-- Start Data lines --
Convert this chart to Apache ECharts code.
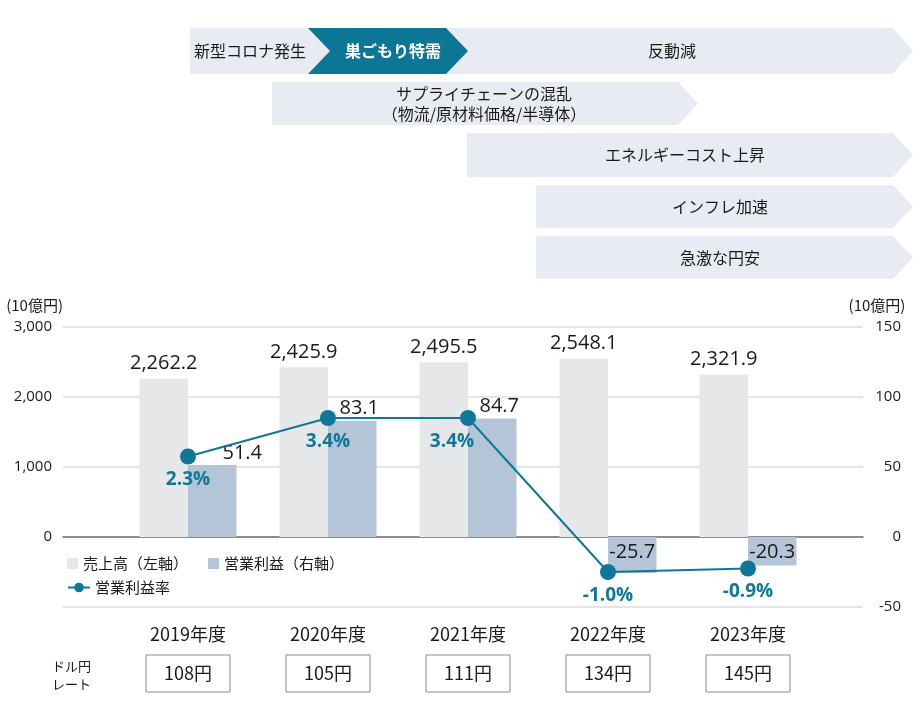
<!DOCTYPE html>
<html><head><meta charset="utf-8">
<script src="https://cdn.jsdelivr.net/npm/echarts@6/dist/echarts.min.js"></script>
<style>html,body{margin:0;padding:0;background:#fff}#c{width:920px;height:723px}</style>
</head><body><div id="c"></div>
<script>
const categories = ['2019年度','2020年度','2021年度','2022年度','2023年度'];
const sales = [2262.2, 2425.9, 2495.5, 2548.1, 2321.9];
const opProfit = [51.4, 83.1, 84.7, -25.7, -20.3];
const opMargin = [2.3, 3.4, 3.4, -1.0, -0.9];
const fxRates = ['108円','105円','111円','134円','145円'];
const leftTicks = [-1000, 0, 1000, 2000, 3000];
const rightTicks = [-50, 0, 50, 100, 150];
const seriesNames = ['売上高（左軸）','営業利益（右軸）','営業利益率'];

const FONT = '"Noto Sans CJK JP", "Noto Sans", sans-serif';
const NUMFONT = '"Open Sans", "Noto Sans CJK JP", sans-serif';
const C_SALES = '#e6e7e9', C_OP = '#b3c5d6', C_LINE = '#0f7898', C_TEXT = '#1a1a1a';
const opLabelOffsets = [[30,0],[7,0],[7,0],[0,0],[0,0]];
const marginLabelOffsets = [[0,0],[0,0],[-16,0],[0,0],[0,0]];

const fmt1 = v => v.toLocaleString('en-US',{minimumFractionDigits:1, maximumFractionDigits:1});

function banner(x1, y1, x2, y2, tip, fill, notch){
  const ym = (y1+y2)/2;
  const pts = notch ? [[x1,y1],[x2,y1],[x2+tip,ym],[x2,y2],[x1,y2],[x1+notch,ym]]
                    : [[x1,y1],[x2,y1],[x2+tip,ym],[x2,y2],[x1,y2]];
  return {type:'polygon', shape:{points:pts}, style:{fill:fill}, silent:true, z:1};
}
function btext(t, x, y, color, bold){
  return {type:'text', x:x, y:y, z:2, silent:true,
    style:{text:t, fill:color||C_TEXT, font:(bold?'bold ':'')+'16px '+FONT, textAlign:'center', textVerticalAlign:'middle', lineHeight:20}};
}
const LIGHT = '#e8ecf2', TEAL = '#0b7695';
const graphics = [
  banner(190,28,893,74,20,LIGHT),
  banner(308,28,446,74,22,TEAL,22),
  btext('新型コロナ発生',250,51),
  btext('巣ごもり特需',393,51,'#ffffff',true),
  btext('反動減',672,51),
  banner(272,82,678,125,20,LIGHT),
  btext('サプライチェーンの混乱\n（物流/原材料価格/半導体）',484,104),
  banner(467,133,893,177,20,LIGHT),
  btext('エネルギーコスト上昇',685,155),
  banner(536,185,893,228,20,LIGHT),
  btext('インフレ加速',720,207),
  banner(536,236,893,279,20,LIGHT),
  btext('急激な円安',720,258),
  {type:'text', x:52, y:675, silent:true,
   style:{text:'ドル円\nレート', fill:C_TEXT, font:'13px '+FONT, textAlign:'left', textVerticalAlign:'middle', lineHeight:18}}
];

const chart = echarts.init(document.getElementById('c'), null, {renderer:'canvas'});
chart.setOption({
  backgroundColor:'#fff',
  textStyle:{fontFamily:FONT},
  animation:false,
  graphic: graphics,
  legend:[
    {left:62, top:551, itemWidth:11, itemHeight:11, itemGap:20, icon:'rect',
     data:[seriesNames[0], seriesNames[1]], textStyle:{fontSize:15, color:C_TEXT, fontFamily:FONT}},
    {left:62, top:575, itemWidth:22, itemHeight:12, data:[seriesNames[2]],
     textStyle:{fontSize:15, color:C_TEXT, fontFamily:FONT}}
  ],
  grid:[
    {left:63, right:57, top:327, bottom:116},
    {left:118, right:102, top:327, bottom:116}
  ],
  xAxis:[
    {gridIndex:0, type:'value', min:0, max:1, axisLabel:{show:false}, axisTick:{show:false}, splitLine:{show:false},
     axisLine:{show:true, onZero:true, lineStyle:{color:'#6f6f6f', width:1.5}}},
    {gridIndex:1, type:'category', data:categories, axisLine:{show:false}, axisTick:{show:false},
     axisLabel:{margin:18, fontSize:18, color:C_TEXT, fontFamily:FONT}},
    {gridIndex:1, type:'category', data:categories, position:'bottom', offset:48, axisLine:{show:false}, axisTick:{show:false},
     axisLabel:{margin:0, fontSize:18, color:C_TEXT, fontFamily:FONT, formatter:(v,i)=>fxRates[i],
       borderColor:'#8a8a8a', borderWidth:1, padding:[8,0,8,0], width:84, lineHeight:21, align:'center'}}
  ],
  yAxis:[
    {gridIndex:0, type:'value', min:leftTicks[0], max:leftTicks[leftTicks.length-1], interval:1000, position:'left',
     name:'(10億円)', nameLocation:'end', nameGap:14, nameTextStyle:{fontSize:15, color:C_TEXT, align:'right', fontFamily:FONT},
     axisLine:{show:false}, axisTick:{show:false},
     axisLabel:{margin:11, fontSize:15, color:C_TEXT, fontFamily:NUMFONT, formatter:v=> v<0 ? '' : v.toLocaleString('en-US')},
     splitLine:{lineStyle:{color:'#dcdcdc', width:1.5}}},
    {gridIndex:0, type:'value', min:rightTicks[0], max:rightTicks[rightTicks.length-1], interval:50, position:'right',
     name:'(10億円)', nameLocation:'end', nameGap:14, nameTextStyle:{fontSize:15, color:C_TEXT, padding:[0,0,0,28], fontFamily:FONT},
     axisLine:{show:false}, axisTick:{show:false}, splitLine:{show:false},
     axisLabel:{margin:38, align:'right', fontSize:15, color:C_TEXT, fontFamily:NUMFONT}},
    {gridIndex:1, type:'value', min:-1000, max:3000, show:false},
    {gridIndex:1, type:'value', min:-50, max:150, show:false},
    {gridIndex:1, type:'value', min:-2, max:6, show:false}
  ],
  series:[
    {name:seriesNames[0], type:'bar', xAxisIndex:1, yAxisIndex:2, barWidth:48.5, barGap:'0%',
     itemStyle:{color:C_SALES}, data:sales,
     label:{show:true, position:'top', distance:5, fontSize:20, color:C_TEXT, fontFamily:NUMFONT, formatter:p=>fmt1(p.value)}},
    {name:seriesNames[1], type:'bar', xAxisIndex:1, yAxisIndex:3, barWidth:48.5, barGap:'0%',
     itemStyle:{color:C_OP},
     data: opProfit.map((v,i)=>({value:v, label:{position: v<0 ? 'insideTop' : 'top', offset:opLabelOffsets[i], distance: v<0 ? 5 : 2}})),
     label:{show:true, fontSize:20, color:C_TEXT, fontFamily:NUMFONT, formatter:p=>fmt1(p.value)}},
    {name:seriesNames[2], type:'line', xAxisIndex:1, yAxisIndex:4, z:5,
     symbol:'circle', symbolSize:16, lineStyle:{color:C_LINE, width:2}, itemStyle:{color:C_LINE},
     data: opMargin.map((v,i)=>({value:v, label:{offset:marginLabelOffsets[i]}})),
     label:{show:true, position:'bottom', distance:6, fontSize:19, fontWeight:'bold', color:C_LINE, fontFamily:NUMFONT,
       formatter:p=>p.value.toFixed(1)+'%'}}
  ]
});
</script></body></html>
-- End Data lines --
# Instruction
Give an exact copy of the material, leaving out every picture.

# Full solution
Convert this chart to Apache ECharts code.
<!DOCTYPE html>
<html><head><meta charset="utf-8">
<script src="https://cdn.jsdelivr.net/npm/echarts@6/dist/echarts.min.js"></script>
<style>html,body{margin:0;padding:0;background:#fff}#c{width:920px;height:723px}</style>
</head><body><div id="c"></div>
<script>
const categories = ['2019年度','2020年度','2021年度','2022年度','2023年度'];
const sales = [2262.2, 2425.9, 2495.5, 2548.1, 2321.9];
const opProfit = [51.4, 83.1, 84.7, -25.7, -20.3];
const opMargin = [2.3, 3.4, 3.4, -1.0, -0.9];
const fxRates = ['108円','105円','111円','134円','145円'];
const leftTicks = [-1000, 0, 1000, 2000, 3000];
const rightTicks = [-50, 0, 50, 100, 150];
const seriesNames = ['売上高（左軸）','営業利益（右軸）','営業利益率'];

const FONT = '"Noto Sans CJK JP", "Noto Sans", sans-serif';
const NUMFONT = '"Open Sans", "Noto Sans CJK JP", sans-serif';
const C_SALES = '#e6e7e9', C_OP = '#b3c5d6', C_LINE = '#0f7898', C_TEXT = '#1a1a1a';
const opLabelOffsets = [[30,0],[7,0],[7,0],[0,0],[0,0]];
const marginLabelOffsets = [[0,0],[0,0],[-16,0],[0,0],[0,0]];

const fmt1 = v => v.toLocaleString('en-US',{minimumFractionDigits:1, maximumFractionDigits:1});

function banner(x1, y1, x2, y2, tip, fill, notch){
  const ym = (y1+y2)/2;
  const pts = notch ? [[x1,y1],[x2,y1],[x2+tip,ym],[x2,y2],[x1,y2],[x1+notch,ym]]
                    : [[x1,y1],[x2,y1],[x2+tip,ym],[x2,y2],[x1,y2]];
  return {type:'polygon', shape:{points:pts}, style:{fill:fill}, silent:true, z:1};
}
function btext(t, x, y, color, bold){
  return {type:'text', x:x, y:y, z:2, silent:true,
    style:{text:t, fill:color||C_TEXT, font:(bold?'bold ':'')+'16px '+FONT, textAlign:'center', textVerticalAlign:'middle', lineHeight:20}};
}
const LIGHT = '#e8ecf2', TEAL = '#0b7695';
const graphics = [
  banner(190,28,893,74,20,LIGHT),
  banner(308,28,446,74,22,TEAL,22),
  btext('新型コロナ発生',250,51),
  btext('巣ごもり特需',393,51,'#ffffff',true),
  btext('反動減',672,51),
  banner(272,82,678,125,20,LIGHT),
  btext('サプライチェーンの混乱\n（物流/原材料価格/半導体）',484,104),
  banner(467,133,893,177,20,LIGHT),
  btext('エネルギーコスト上昇',685,155),
  banner(536,185,893,228,20,LIGHT),
  btext('インフレ加速',720,207),
  banner(536,236,893,279,20,LIGHT),
  btext('急激な円安',720,258),
  {type:'text', x:52, y:675, silent:true,
   style:{text:'ドル円\nレート', fill:C_TEXT, font:'13px '+FONT, textAlign:'left', textVerticalAlign:'middle', lineHeight:18}}
];

const chart = echarts.init(document.getElementById('c'), null, {renderer:'canvas'});
chart.setOption({
  backgroundColor:'#fff',
  textStyle:{fontFamily:FONT},
  animation:false,
  graphic: graphics,
  legend:[
    {left:62, top:551, itemWidth:11, itemHeight:11, itemGap:20, icon:'rect',
     data:[seriesNames[0], seriesNames[1]], textStyle:{fontSize:15, color:C_TEXT, fontFamily:FONT}},
    {left:62, top:575, itemWidth:22, itemHeight:12, data:[seriesNames[2]],
     textStyle:{fontSize:15, color:C_TEXT, fontFamily:FONT}}
  ],
  grid:[
    {left:63, right:57, top:327, bottom:116},
    {left:118, right:102, top:327, bottom:116}
  ],
  xAxis:[
    {gridIndex:0, type:'value', min:0, max:1, axisLabel:{show:false}, axisTick:{show:false}, splitLine:{show:false},
     axisLine:{show:true, onZero:true, lineStyle:{color:'#6f6f6f', width:1.5}}},
    {gridIndex:1, type:'category', data:categories, axisLine:{show:false}, axisTick:{show:false},
     axisLabel:{margin:18, fontSize:18, color:C_TEXT, fontFamily:FONT}},
    {gridIndex:1, type:'category', data:categories, position:'bottom', offset:48, axisLine:{show:false}, axisTick:{show:false},
     axisLabel:{margin:0, fontSize:18, color:C_TEXT, fontFamily:FONT, formatter:(v,i)=>fxRates[i],
       borderColor:'#8a8a8a', borderWidth:1, padding:[8,0,8,0], width:84, lineHeight:21, align:'center'}}
  ],
  yAxis:[
    {gridIndex:0, type:'value', min:leftTicks[0], max:leftTicks[leftTicks.length-1], interval:1000, position:'left',
     name:'(10億円)', nameLocation:'end', nameGap:14, nameTextStyle:{fontSize:15, color:C_TEXT, align:'right', fontFamily:FONT},
     axisLine:{show:false}, axisTick:{show:false},
     axisLabel:{margin:11, fontSize:15, color:C_TEXT, fontFamily:NUMFONT, formatter:v=> v<0 ? '' : v.toLocaleString('en-US')},
     splitLine:{lineStyle:{color:'#dcdcdc', width:1.5}}},
    {gridIndex:0, type:'value', min:rightTicks[0], max:rightTicks[rightTicks.length-1], interval:50, position:'right',
     name:'(10億円)', nameLocation:'end', nameGap:14, nameTextStyle:{fontSize:15, color:C_TEXT, padding:[0,0,0,28], fontFamily:FONT},
     axisLine:{show:false}, axisTick:{show:false}, splitLine:{show:false},
     axisLabel:{margin:38, align:'right', fontSize:15, color:C_TEXT, fontFamily:NUMFONT}},
    {gridIndex:1, type:'value', min:-1000, max:3000, show:false},
    {gridIndex:1, type:'value', min:-50, max:150, show:false},
    {gridIndex:1, type:'value', min:-2, max:6, show:false}
  ],
  series:[
    {name:seriesNames[0], type:'bar', xAxisIndex:1, yAxisIndex:2, barWidth:48.5, barGap:'0%',
     itemStyle:{color:C_SALES}, data:sales,
     label:{show:true, position:'top', distance:5, fontSize:20, color:C_TEXT, fontFamily:NUMFONT, formatter:p=>fmt1(p.value)}},
    {name:seriesNames[1], type:'bar', xAxisIndex:1, yAxisIndex:3, barWidth:48.5, barGap:'0%',
     itemStyle:{color:C_OP},
     data: opProfit.map((v,i)=>({value:v, label:{position: v<0 ? 'insideTop' : 'top', offset:opLabelOffsets[i], distance: v<0 ? 5 : 2}})),
     label:{show:true, fontSize:20, color:C_TEXT, fontFamily:NUMFONT, formatter:p=>fmt1(p.value)}},
    {name:seriesNames[2], type:'line', xAxisIndex:1, yAxisIndex:4, z:5,
     symbol:'circle', symbolSize:16, lineStyle:{color:C_LINE, width:2}, itemStyle:{color:C_LINE},
     data: opMargin.map((v,i)=>({value:v, label:{offset:marginLabelOffsets[i]}})),
     label:{show:true, position:'bottom', distance:6, fontSize:19, fontWeight:'bold', color:C_LINE, fontFamily:NUMFONT,
       formatter:p=>p.value.toFixed(1)+'%'}}
  ]
});
</script></body></html>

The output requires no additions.